Nell’immediato dopoguerra alcuni di questi partigiani, che pure ebbero il merito di essere i più numerosi tra le brigate combattenti durante la resistenza, si resero complici di esecuzioni sommarie di fascisti e di loro presunti collaborazionisti (triangolo della morte) o addirittura verso appartenenti a brigate di colore diverso dal rosso (strage di Porzus).
In Europa si faceva sempre più reale lo spettro comunista. Anche in Italia si temeva che si potesse cadere da una tirannia all’altra.
Lo spirito più nobile del movimento partigiano venne così inevitabilmente macchiato.

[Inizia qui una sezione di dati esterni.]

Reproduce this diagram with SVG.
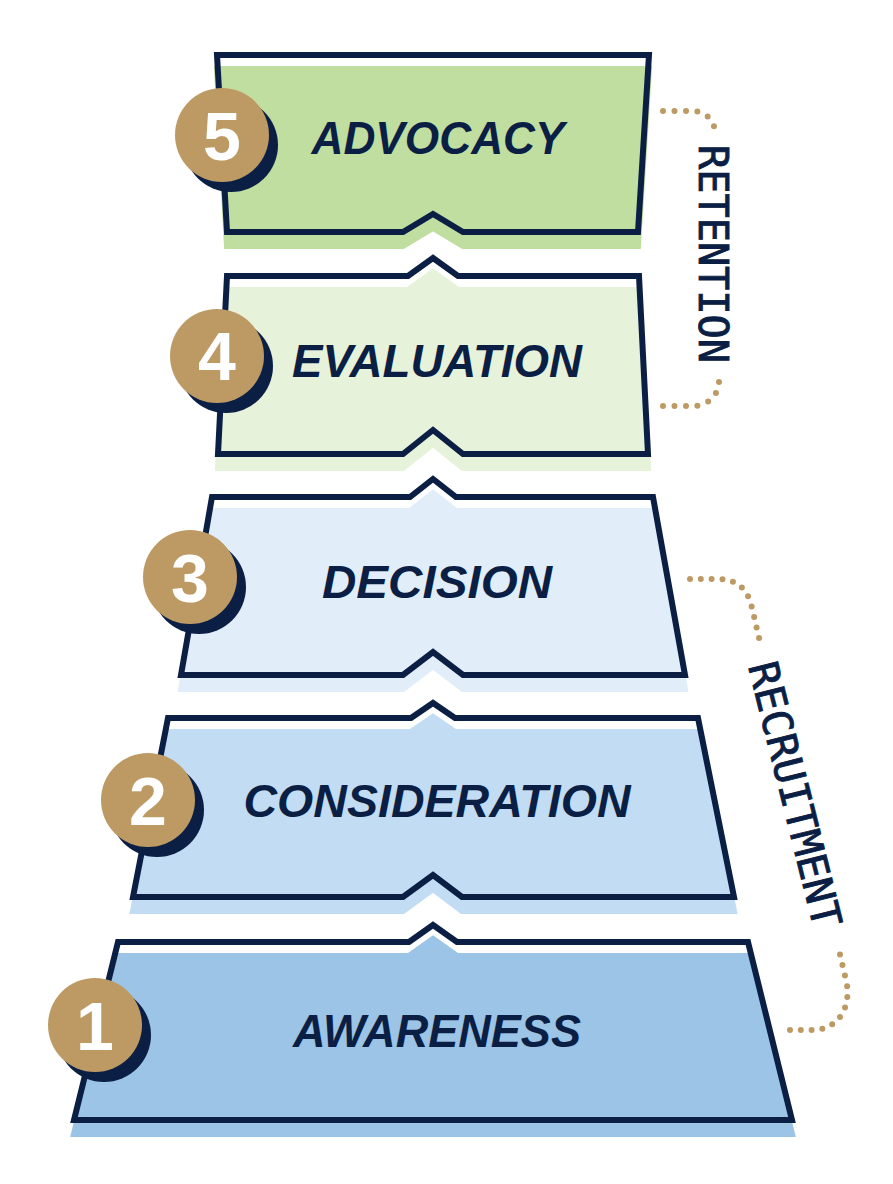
<svg xmlns="http://www.w3.org/2000/svg" width="893" height="1184" viewBox="0 0 893 1184">
<style>
.outline{fill:none;stroke:#0b1f45;stroke-width:6;stroke-linejoin:miter}
.lbl{font-family:"Liberation Sans",Arial,sans-serif;font-weight:bold;font-style:italic;font-size:47px;fill:#0b1f45;text-anchor:middle}
.num{font-family:"Liberation Sans",Arial,sans-serif;font-weight:bold;font-size:68px;fill:#ffffff;text-anchor:middle}
.gold{fill:#bd9a63}
.shadow{fill:#0b1f45}
.side{font-family:"DejaVu Sans Mono",monospace;font-size:41px;fill:#0b1f45;stroke:#0b1f45;stroke-width:0.9;text-anchor:middle}
.dots{fill:none;stroke:#bd9a63;stroke-width:6;stroke-linecap:round}
</style>
<rect width="893" height="1184" fill="#ffffff"/>

<g id="tier1">
<path d="M118,942 L409,942 L433,925 L457,942 L748,942 L792,1120 L74,1120 Z" transform="translate(0,14)" fill="#9bc4e7" stroke="#9bc4e7" stroke-width="6"/>
<path class="outline" d="M118,942 L409,942 L433,925 L457,942 L748,942 L792,1120 L74,1120 Z"/>
<circle class="shadow" cx="104" cy="1035" r="47"/>
<circle class="gold" cx="95" cy="1025" r="47"/>
<text class="num" x="95" y="1050">1</text>
<text class="lbl" x="437" y="1047" textLength="288" lengthAdjust="spacingAndGlyphs">AWARENESS</text>
</g>

<g id="tier2">
<path d="M168,718 L411,718 L433,703 L455,718 L698,718 L734,897 L462,897 L433,875 L403,897 L133,897 Z" transform="translate(0,14)" fill="#c2dcf3" stroke="#c2dcf3" stroke-width="6"/>
<path class="outline" d="M168,718 L411,718 L433,703 L455,718 L698,718 L734,897 L462,897 L433,875 L403,897 L133,897 Z"/>
<circle class="shadow" cx="157" cy="810" r="47"/>
<circle class="gold" cx="148" cy="800" r="47"/>
<text class="num" x="148" y="825">2</text>
<text class="lbl" x="437" y="817" textLength="387" lengthAdjust="spacingAndGlyphs">CONSIDERATION</text>
</g>

<g id="tier3">
<path d="M212,497 L410,497 L433,479 L456,497 L653,497 L685,675 L463,675 L433,652 L403,675 L181,675 Z" transform="translate(0,14)" fill="#e1eefa" stroke="#e1eefa" stroke-width="6"/>
<path class="outline" d="M212,497 L410,497 L433,479 L456,497 L653,497 L685,675 L463,675 L433,652 L403,675 L181,675 Z"/>
<circle class="shadow" cx="199" cy="587" r="47"/>
<circle class="gold" cx="190" cy="577" r="47"/>
<text class="num" x="190" y="602">3</text>
<text class="lbl" x="437" y="598" textLength="230" lengthAdjust="spacingAndGlyphs">DECISION</text>
</g>

<g id="tier4">
<path d="M227,276 L408,276 L433,258 L458,276 L639,276 L648,454 L463,454 L433,430 L403,454 L218,454 Z" transform="translate(0,14)" fill="#e7f2da" stroke="#e7f2da" stroke-width="6"/>
<path class="outline" d="M227,276 L408,276 L433,258 L458,276 L639,276 L648,454 L463,454 L433,430 L403,454 L218,454 Z"/>
<circle class="shadow" cx="226" cy="366" r="47"/>
<circle class="gold" cx="217" cy="356" r="47"/>
<text class="num" x="217" y="380">4</text>
<text class="lbl" x="437" y="377" textLength="290" lengthAdjust="spacingAndGlyphs">EVALUATION</text>
</g>

<g id="tier5">
<path d="M217,55 L649,55 L638,232 L463,232 L433,214 L403,232 L227,232 Z" transform="translate(0,14)" fill="#c0dea0" stroke="#c0dea0" stroke-width="6"/>
<path class="outline" d="M217,55 L649,55 L638,232 L463,232 L433,214 L403,232 L227,232 Z"/>
<circle class="shadow" cx="231" cy="145" r="47"/>
<circle class="gold" cx="222" cy="135" r="47"/>
<text class="num" x="222" y="160">5</text>
<text class="lbl" x="438" y="154" textLength="253" lengthAdjust="spacingAndGlyphs">ADVOCACY</text>
</g>

<g id="connectors">
<path class="dots" stroke-dasharray="0 11.5" d="M663,111 H693 A22,22 0 0 1 715,133"/>
<path class="dots" stroke-dasharray="0 11.5" d="M663,406 H694 A25,25 0 0 0 719,381"/>
<path class="dots" stroke-dasharray="0 10.8" d="M690,579 L718,579 C738,579 748,590 752,608 L760,642"/>
<path class="dots" stroke-dasharray="0 10.8" d="M790,1030 H812 C840,1030 852,1005 846,980 L838,946"/>
</g>

<g id="retention">
<text class="side" transform="translate(699,254) rotate(90)" textLength="218" lengthAdjust="spacingAndGlyphs">RETENTION</text>
</g>
<g id="recruitment">
<text class="side" transform="translate(781,798) rotate(76)" textLength="272" lengthAdjust="spacingAndGlyphs">RECRUITMENT</text>
</g>
</svg>
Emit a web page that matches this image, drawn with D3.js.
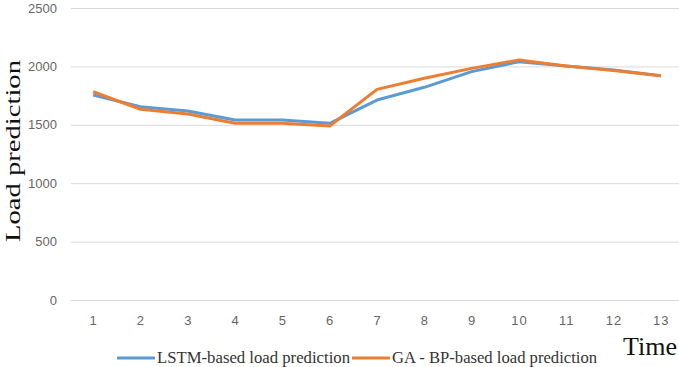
<!DOCTYPE html>
<html lang="en">
    <head>
        <meta charset="utf-8">
        <title>Load prediction</title>
        <style>
            body{
                margin: 0;
                background-color: white;
            }
            svg{
                display: block;
            }
        </style>
        <script src="https://d3js.org/d3.v7.min.js"></script>
    </head>
    <body></body>
    <script>
        let width = 679
        let height = 367

        let times = [1, 2, 3, 4, 5, 6, 7, 8, 9, 10, 11, 12, 13]
        let lstmValues = [1755, 1655, 1618, 1541, 1541, 1513, 1712, 1821, 1955, 2040, 2003, 1969, 1920]
        let gaBpValues = [1783, 1633, 1592, 1513, 1513, 1490, 1803, 1898, 1983, 2055, 2003, 1965, 1920]
        let yTicks = [0, 500, 1000, 1500, 2000, 2500]
        let seriesNames = ["LSTM-based load prediction", "GA - BP-based load prediction"]
        let seriesColors = ["#5b9bd5", "#ed7d31"]

        let svg = d3.select("body")
                    .append("svg")
                    .attr("width", width)
                    .attr("height", height)

        let xScale = d3.scalePoint()
                        .domain(times)
                        .range([69.5, 684.5])
                        .padding(0.5)

        let yScale = d3.scaleLinear()
                        .domain([0, 2500])
                        .range([300, 8])

        // gridlines + y labels
        let yAxis = d3.axisLeft(yScale)
                        .tickValues(yTicks)
                        .tickFormat(d3.format("d"))
                        .tickSize(-(width - 71))
                        .tickPadding(14)

        svg.append("g")
            .attr("transform", "translate(71, 0)")
            .call(yAxis)
            .call(g => g.select(".domain").remove())
            .call(g => g.selectAll("line").attr("stroke", "#d9d9d9"))
            .call(g => g.selectAll("text")
                .attr("fill", "#666")
                .attr("font-family", "Liberation Sans, Arial, sans-serif")
                .attr("font-size", 13))

        let xAxis = d3.axisBottom(xScale).tickSize(0).tickPadding(16)

        svg.append("g")
            .attr("transform", "translate(0, 300)")
            .call(xAxis)
            .call(g => g.select(".domain").remove())
            .call(g => g.selectAll("text")
                .attr("fill", "#666")
                .attr("font-family", "Liberation Sans, Arial, sans-serif")
                .attr("font-size", 13)
                .attr("letter-spacing", 1))

        let line = d3.line()
                    .x((d, i) => xScale(times[i]))
                    .y(d => yScale(d))

        let allSeries = [lstmValues, gaBpValues]
        allSeries.forEach((values, i) => {
            svg.append("path")
                .datum(values)
                .attr("d", line)
                .attr("fill", "none")
                .attr("stroke", seriesColors[i])
                .attr("stroke-width", 3)
                .attr("stroke-linejoin", "round")
        })

        // axis titles
        svg.append("text")
            .attr("transform", "translate(20, 151) rotate(-90)")
            .attr("text-anchor", "middle")
            .attr("font-family", "Liberation Serif, Times New Roman, serif")
            .attr("font-size", 21)
            .attr("textLength", 182)
            .attr("lengthAdjust", "spacingAndGlyphs")
            .attr("fill", "#111")
            .text("Load prediction")

        svg.append("text")
            .attr("x", 650)
            .attr("y", 355)
            .attr("text-anchor", "middle")
            .attr("font-family", "Liberation Serif, Times New Roman, serif")
            .attr("font-size", 26)
            .attr("fill", "#111")
            .text("Time")

        // legend
        let legendX = [117, 352]
        let legendW = [193, 205]
        seriesNames.forEach((name, i) => {
            let g = svg.append("g").attr("transform", `translate(${legendX[i]}, 358)`)
            g.append("line")
                .attr("x1", 0)
                .attr("x2", 38)
                .attr("stroke", seriesColors[i])
                .attr("stroke-width", 3)
            g.append("text")
                .attr("x", 40)
                .attr("y", 5)
                .attr("font-family", "Liberation Serif, Times New Roman, serif")
                .attr("font-size", 16)
                .attr("textLength", legendW[i])
                .attr("lengthAdjust", "spacingAndGlyphs")
                .attr("fill", "#333")
                .text(name)
        })
    </script>
</html>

L’essenza stessa della resistenza venne tradita da questi crimini.
Fortunatamente l’influenza sovietica in Italia non fu così forte da riuscire a trascinare il nostro Paese verso un nuovo baratro che invece inghiottì la Germania dell’Est, la Polonia, la Romania, l’Ungheria, la Cecoslovacchia.
QUESTO IL NOSTRO APPROCCIO
Ancora una volta abbiamo voluto ricordare il passato, come antidoto contro l’oblio, come unica difesa dal pericolo della ripetizione.
Il 25 aprile non può essere una festa di parte ma è una giornata di Unità di tutti gli italiani e il simbolo della resistenza italiana è il Tricolore.